Task to complete — Leave out the pictures and transcribe everything else exactly.

Data excerpt —
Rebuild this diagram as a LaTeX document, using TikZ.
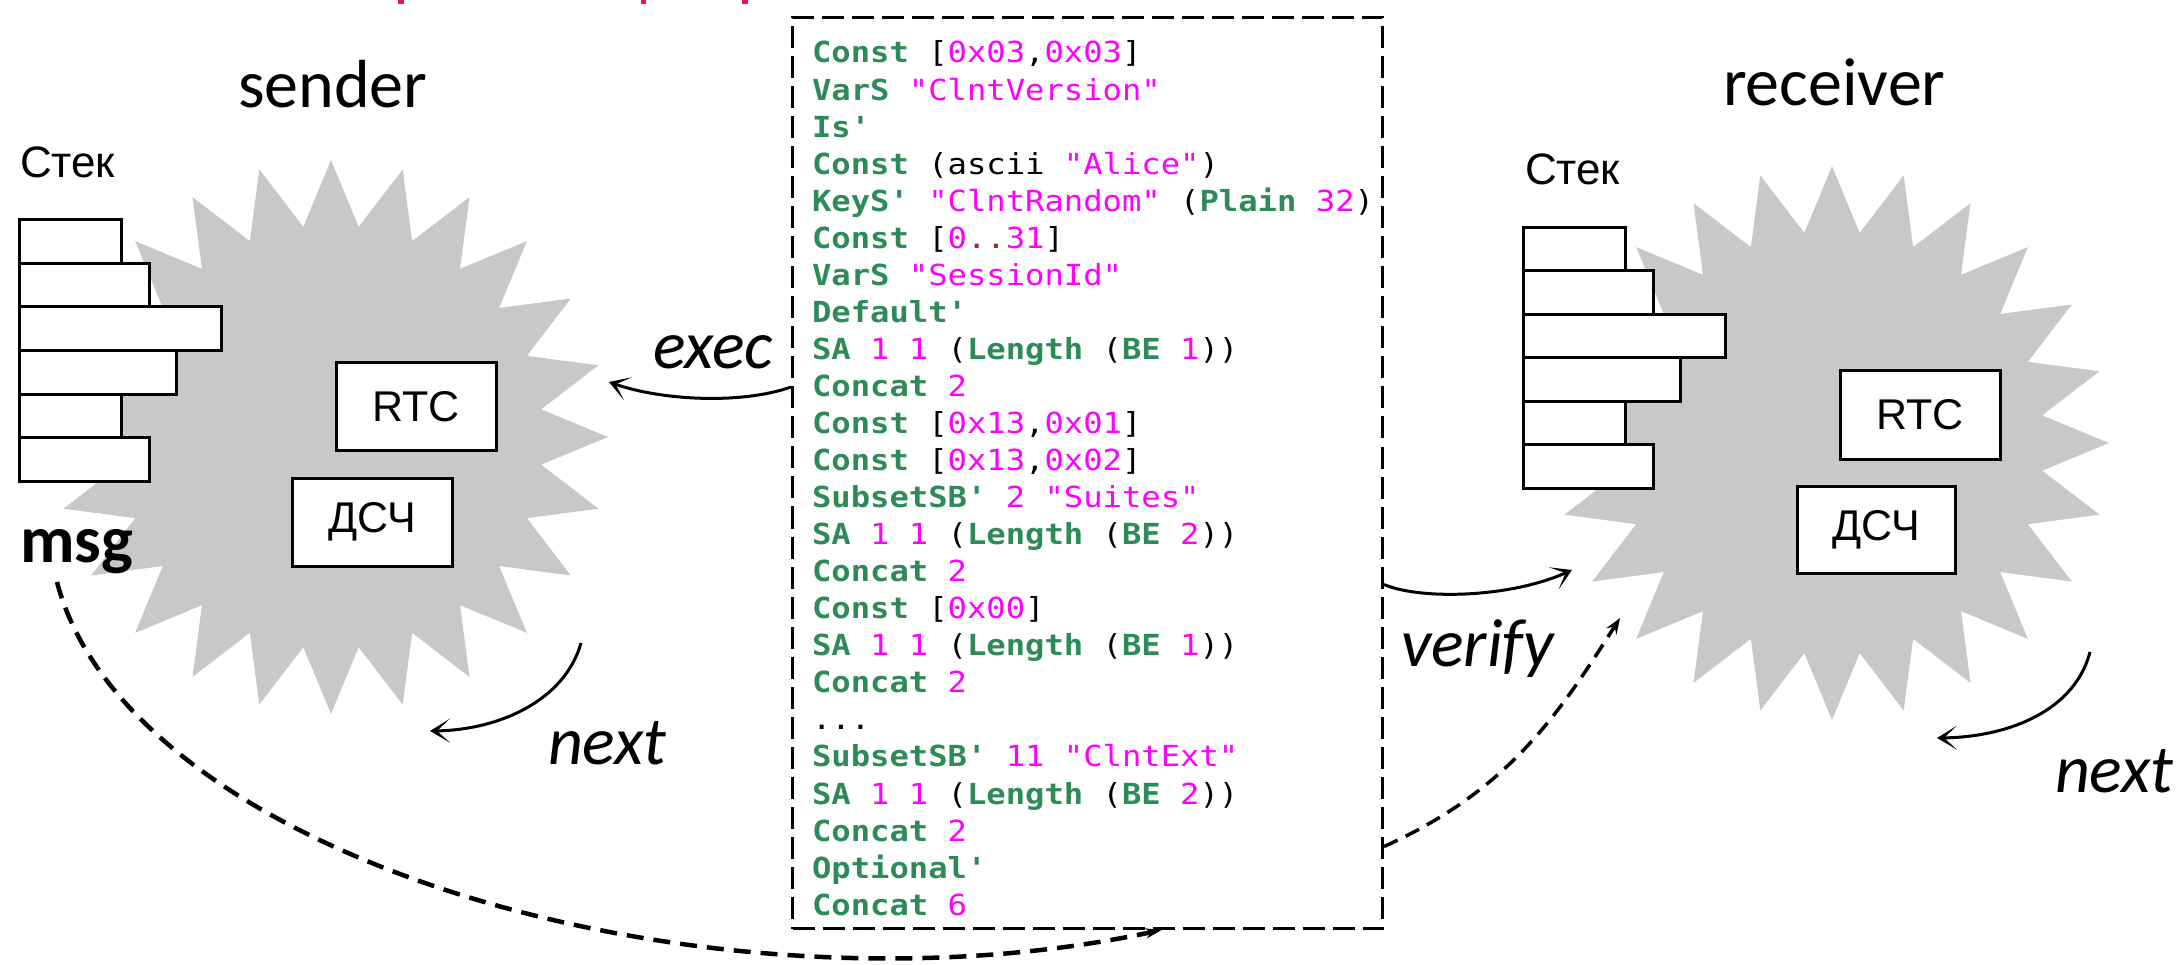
\documentclass[tikz,border=0pt]{standalone}
\usepackage{fontspec}
\setmainfont{Carlito}
\newfontfamily\codefont[FakeStretch=1.11]{DejaVu Sans Mono}
\newfontfamily\labelfont{Liberation Sans}
\usetikzlibrary{arrows.meta,calc}

\definecolor{kwgreen}{RGB}{46,139,87}
\definecolor{numpink}{RGB}{255,0,255}
\definecolor{dotred}{RGB}{165,42,42}
\definecolor{burstgray}{RGB}{200,200,200}
\definecolor{crimsonmark}{RGB}{226,20,92}

% syntax colouring of the listing
\newcommand\codeKw[1]{\textcolor{kwgreen}{\bfseries #1}}
\newcommand\codeNum[1]{\textcolor{numpink}{#1}}
\newcommand\codeDots[1]{\textcolor{dotred}{#1}}
\newcommand\codeRange{\codeNum{0}\codeDots{..}\codeNum{31}}
\newcommand\codeEllipsis{...}

\tikzset{
  txt/.style={inner sep=0pt, outer sep=0pt, anchor=base west},
  title/.style={txt, font=\fontsize{68}{80}\selectfont},
  verb/.style={txt, font=\fontsize{68}{80}\selectfont\itshape},
  stacklabel/.style={txt, font=\labelfont\fontsize{44}{50}\selectfont},
  unitbox/.style={draw, line width=3pt, fill=white, inner sep=0pt,
    font=\labelfont\fontsize{43}{50}\selectfont},
  stackbar/.style={draw, line width=3pt, fill=white, inner sep=0pt, anchor=north west,
    minimum height=43.7pt},
  codeline/.style={txt, font=\codefont\fontsize{29}{37}\selectfont},
  codebox/.style={draw, line width=3pt, dash pattern=on 22pt off 8pt, inner sep=0pt,
    anchor=north west, minimum width=590pt, minimum height=911pt},
  arr/.style={line width=3pt, -{Stealth[length=20pt,width=24pt,inset=13pt]}},
  dasharr/.style={line width=3.5pt, dash pattern=on 15pt off 9pt,
    -{Stealth[length=16pt,width=12pt,inset=6pt]}},
  bigarc/.style={line width=4.5pt, dash pattern=on 17pt off 10pt,
    -{Stealth[length=16pt,width=10pt,inset=5pt]}},
}

\begin{document}
\begin{tikzpicture}[x=1pt,y=-1pt]
\useasboundingbox (0,0) rectangle (2180,965);

% descenders of the heading above the frame
\fill[crimsonmark] (398,0) rectangle (404,4);
\fill[crimsonmark] (641,0) rectangle (646,4);
\fill[crimsonmark] (742,0) rectangle (748,4);

% the two machines
\fill[burstgray] plot[domain=0:47, samples=48, variable=\k]
  ({331+(244.5+32.5*cos(\k*180))*cos(\k*7.5)}, {437+(244.5+32.5*cos(\k*180))*sin(\k*7.5)}) -- cycle;
\fill[burstgray] plot[domain=0:47, samples=48, variable=\k]
  ({1832+(244.5+32.5*cos(\k*180))*cos(\k*7.5)}, {443+(244.5+32.5*cos(\k*180))*sin(\k*7.5)}) -- cycle;

\node[title] (sender) at (238,108) {sender};
\node[title] (receiver) at (1723,106) {receiver};

% stacks
\node[stacklabel] (sstack) at (20,178) {Стек};
\node[stacklabel] (rstack) at (1525,185) {Стек};
\foreach \w [count=\i from 0] in {102,130,202,157,102,130} {
  \node[stackbar, minimum width=\w pt] (sbar\i) at (18,{218+43.7*\i}) {};
  \node[stackbar, minimum width=\w pt] (rbar\i) at (1522,{226+43.4*\i}) {};
}

% clock and random number generator
\node[unitbox, minimum width=160pt, minimum height=88pt] (srtc) at (416,407) {RTC};
\node[unitbox, minimum width=160pt, minimum height=88pt] (srng) at (372,522) {ДСЧ};
\node[unitbox, minimum width=160pt, minimum height=89pt] (rrtc) at (1920,415) {RTC};
\node[unitbox, minimum width=158pt, minimum height=87pt] (rrng) at (1876,530) {ДСЧ};

\node[txt, font=\fontsize{67}{80}\selectfont\bfseries] (msg) at (20,562) {msg};

% the message description
\node[codebox] (code) at (791,16) {};
\foreach \t [count=\i from 0] in {
  {\codeKw{Const} [\codeNum{0x03},\codeNum{0x03}]},
  {\codeKw{VarS} \codeNum{"ClntVersion"}},
  {\codeKw{Is'}},
  {\codeKw{Const} (ascii \codeNum{"Alice"})},
  {\codeKw{KeyS'} \codeNum{"ClntRandom"} (\codeKw{Plain} \codeNum{32})},
  {\codeKw{Const} [\codeRange]},
  {\codeKw{VarS} \codeNum{"SessionId"}},
  {\codeKw{Default'}},
  {\codeKw{SA} \codeNum{1} \codeNum{1} (\codeKw{Length} (\codeKw{BE} \codeNum{1}))},
  {\codeKw{Concat} \codeNum{2}},
  {\codeKw{Const} [\codeNum{0x13},\codeNum{0x01}]},
  {\codeKw{Const} [\codeNum{0x13},\codeNum{0x02}]},
  {\codeKw{SubsetSB'} \codeNum{2} \codeNum{"Suites"}},
  {\codeKw{SA} \codeNum{1} \codeNum{1} (\codeKw{Length} (\codeKw{BE} \codeNum{2}))},
  {\codeKw{Concat} \codeNum{2}},
  {\codeKw{Const} [\codeNum{0x00}]},
  {\codeKw{SA} \codeNum{1} \codeNum{1} (\codeKw{Length} (\codeKw{BE} \codeNum{1}))},
  {\codeKw{Concat} \codeNum{2}},
  {\codeEllipsis},
  {\codeKw{SubsetSB'} \codeNum{11} \codeNum{"ClntExt"}},
  {\codeKw{SA} \codeNum{1} \codeNum{1} (\codeKw{Length} (\codeKw{BE} \codeNum{2}))},
  {\codeKw{Concat} \codeNum{2}},
  {\codeKw{Optional'}},
  {\codeKw{Concat} \codeNum{6}}} {
  \node[codeline] (cl\i) at (812,{63+37.05*\i}) {\t};
}

% labels of the transitions
\node[verb] (exec) at (653,369) {exec};
\node[verb] (snext) at (548,764) {next};
\node[verb] (verify) at (1401,666) {verify};
\node[verb] (rnext) at (2055,792) {next};

% end points of the transitions
\coordinate (execTip) at (609,382);
\coordinate (snextFrom) at (581,643);
\coordinate (snextTip) at (430,731);
\coordinate (rnextFrom) at (2090,652);
\coordinate (rnextTip) at (1937,738);
\coordinate (verifyTip) at (1572,570);
\coordinate (checkTip) at (1620,618);
\coordinate (msgOut) at (57,582);

\draw[arr] ([yshift=86pt]code.west) .. controls (740,405) and (660,400) .. (execTip);
\draw[arr] (snextFrom) .. controls (565,700) and (500,730) .. (snextTip);
\draw[arr] (rnextFrom) .. controls (2075,710) and (2010,737) .. (rnextTip);
\draw[arr] ([yshift=-111.5pt]code.east) .. controls (1420,600) and (1510,598) .. (verifyTip);
\draw[dasharr] ([yshift=-373.5pt]code.east) .. controls (1510,790) and (1560,712) .. (checkTip);
\draw[bigarc] (msgOut) .. controls (130,860) and (710,1026) .. ($(code.south west)!0.625!(code.south east)$);
\end{tikzpicture}
\end{document}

Problem solution —
Rebuild this diagram as a LaTeX document, using TikZ.
\documentclass[tikz,border=0pt]{standalone}
\usepackage{fontspec}
\setmainfont{Carlito}
\newfontfamily\codefont[FakeStretch=1.11]{DejaVu Sans Mono}
\newfontfamily\labelfont{Liberation Sans}
\usetikzlibrary{arrows.meta,calc}

\definecolor{kwgreen}{RGB}{46,139,87}
\definecolor{numpink}{RGB}{255,0,255}
\definecolor{dotred}{RGB}{165,42,42}
\definecolor{burstgray}{RGB}{200,200,200}
\definecolor{crimsonmark}{RGB}{226,20,92}

% syntax colouring of the listing
\newcommand\codeKw[1]{\textcolor{kwgreen}{\bfseries #1}}
\newcommand\codeNum[1]{\textcolor{numpink}{#1}}
\newcommand\codeDots[1]{\textcolor{dotred}{#1}}
\newcommand\codeRange{\codeNum{0}\codeDots{..}\codeNum{31}}
\newcommand\codeEllipsis{...}

\tikzset{
  txt/.style={inner sep=0pt, outer sep=0pt, anchor=base west},
  title/.style={txt, font=\fontsize{68}{80}\selectfont},
  verb/.style={txt, font=\fontsize{68}{80}\selectfont\itshape},
  stacklabel/.style={txt, font=\labelfont\fontsize{44}{50}\selectfont},
  unitbox/.style={draw, line width=3pt, fill=white, inner sep=0pt,
    font=\labelfont\fontsize{43}{50}\selectfont},
  stackbar/.style={draw, line width=3pt, fill=white, inner sep=0pt, anchor=north west,
    minimum height=43.7pt},
  codeline/.style={txt, font=\codefont\fontsize{29}{37}\selectfont},
  codebox/.style={draw, line width=3pt, dash pattern=on 22pt off 8pt, inner sep=0pt,
    anchor=north west, minimum width=590pt, minimum height=911pt},
  arr/.style={line width=3pt, -{Stealth[length=20pt,width=24pt,inset=13pt]}},
  dasharr/.style={line width=3.5pt, dash pattern=on 15pt off 9pt,
    -{Stealth[length=16pt,width=12pt,inset=6pt]}},
  bigarc/.style={line width=4.5pt, dash pattern=on 17pt off 10pt,
    -{Stealth[length=16pt,width=10pt,inset=5pt]}},
}

\begin{document}
\begin{tikzpicture}[x=1pt,y=-1pt]
\useasboundingbox (0,0) rectangle (2180,965);

% descenders of the heading above the frame
\fill[crimsonmark] (398,0) rectangle (404,4);
\fill[crimsonmark] (641,0) rectangle (646,4);
\fill[crimsonmark] (742,0) rectangle (748,4);

% the two machines
\fill[burstgray] plot[domain=0:47, samples=48, variable=\k]
  ({331+(244.5+32.5*cos(\k*180))*cos(\k*7.5)}, {437+(244.5+32.5*cos(\k*180))*sin(\k*7.5)}) -- cycle;
\fill[burstgray] plot[domain=0:47, samples=48, variable=\k]
  ({1832+(244.5+32.5*cos(\k*180))*cos(\k*7.5)}, {443+(244.5+32.5*cos(\k*180))*sin(\k*7.5)}) -- cycle;

\node[title] (sender) at (238,108) {sender};
\node[title] (receiver) at (1723,106) {receiver};

% stacks
\node[stacklabel] (sstack) at (20,178) {Стек};
\node[stacklabel] (rstack) at (1525,185) {Стек};
\foreach \w [count=\i from 0] in {102,130,202,157,102,130} {
  \node[stackbar, minimum width=\w pt] (sbar\i) at (18,{218+43.7*\i}) {};
  \node[stackbar, minimum width=\w pt] (rbar\i) at (1522,{226+43.4*\i}) {};
}

% clock and random number generator
\node[unitbox, minimum width=160pt, minimum height=88pt] (srtc) at (416,407) {RTC};
\node[unitbox, minimum width=160pt, minimum height=88pt] (srng) at (372,522) {ДСЧ};
\node[unitbox, minimum width=160pt, minimum height=89pt] (rrtc) at (1920,415) {RTC};
\node[unitbox, minimum width=158pt, minimum height=87pt] (rrng) at (1876,530) {ДСЧ};

\node[txt, font=\fontsize{67}{80}\selectfont\bfseries] (msg) at (20,562) {msg};

% the message description
\node[codebox] (code) at (791,16) {};
\foreach \t [count=\i from 0] in {
  {\codeKw{Const} [\codeNum{0x03},\codeNum{0x03}]},
  {\codeKw{VarS} \codeNum{"ClntVersion"}},
  {\codeKw{Is'}},
  {\codeKw{Const} (ascii \codeNum{"Alice"})},
  {\codeKw{KeyS'} \codeNum{"ClntRandom"} (\codeKw{Plain} \codeNum{32})},
  {\codeKw{Const} [\codeRange]},
  {\codeKw{VarS} \codeNum{"SessionId"}},
  {\codeKw{Default'}},
  {\codeKw{SA} \codeNum{1} \codeNum{1} (\codeKw{Length} (\codeKw{BE} \codeNum{1}))},
  {\codeKw{Concat} \codeNum{2}},
  {\codeKw{Const} [\codeNum{0x13},\codeNum{0x01}]},
  {\codeKw{Const} [\codeNum{0x13},\codeNum{0x02}]},
  {\codeKw{SubsetSB'} \codeNum{2} \codeNum{"Suites"}},
  {\codeKw{SA} \codeNum{1} \codeNum{1} (\codeKw{Length} (\codeKw{BE} \codeNum{2}))},
  {\codeKw{Concat} \codeNum{2}},
  {\codeKw{Const} [\codeNum{0x00}]},
  {\codeKw{SA} \codeNum{1} \codeNum{1} (\codeKw{Length} (\codeKw{BE} \codeNum{1}))},
  {\codeKw{Concat} \codeNum{2}},
  {\codeEllipsis},
  {\codeKw{SubsetSB'} \codeNum{11} \codeNum{"ClntExt"}},
  {\codeKw{SA} \codeNum{1} \codeNum{1} (\codeKw{Length} (\codeKw{BE} \codeNum{2}))},
  {\codeKw{Concat} \codeNum{2}},
  {\codeKw{Optional'}},
  {\codeKw{Concat} \codeNum{6}}} {
  \node[codeline] (cl\i) at (812,{63+37.05*\i}) {\t};
}

% labels of the transitions
\node[verb] (exec) at (653,369) {exec};
\node[verb] (snext) at (548,764) {next};
\node[verb] (verify) at (1401,666) {verify};
\node[verb] (rnext) at (2055,792) {next};

% end points of the transitions
\coordinate (execTip) at (609,382);
\coordinate (snextFrom) at (581,643);
\coordinate (snextTip) at (430,731);
\coordinate (rnextFrom) at (2090,652);
\coordinate (rnextTip) at (1937,738);
\coordinate (verifyTip) at (1572,570);
\coordinate (checkTip) at (1620,618);
\coordinate (msgOut) at (57,582);

\draw[arr] ([yshift=86pt]code.west) .. controls (740,405) and (660,400) .. (execTip);
\draw[arr] (snextFrom) .. controls (565,700) and (500,730) .. (snextTip);
\draw[arr] (rnextFrom) .. controls (2075,710) and (2010,737) .. (rnextTip);
\draw[arr] ([yshift=-111.5pt]code.east) .. controls (1420,600) and (1510,598) .. (verifyTip);
\draw[dasharr] ([yshift=-373.5pt]code.east) .. controls (1510,790) and (1560,712) .. (checkTip);
\draw[bigarc] (msgOut) .. controls (130,860) and (710,1026) .. ($(code.south west)!0.625!(code.south east)$);
\end{tikzpicture}
\end{document}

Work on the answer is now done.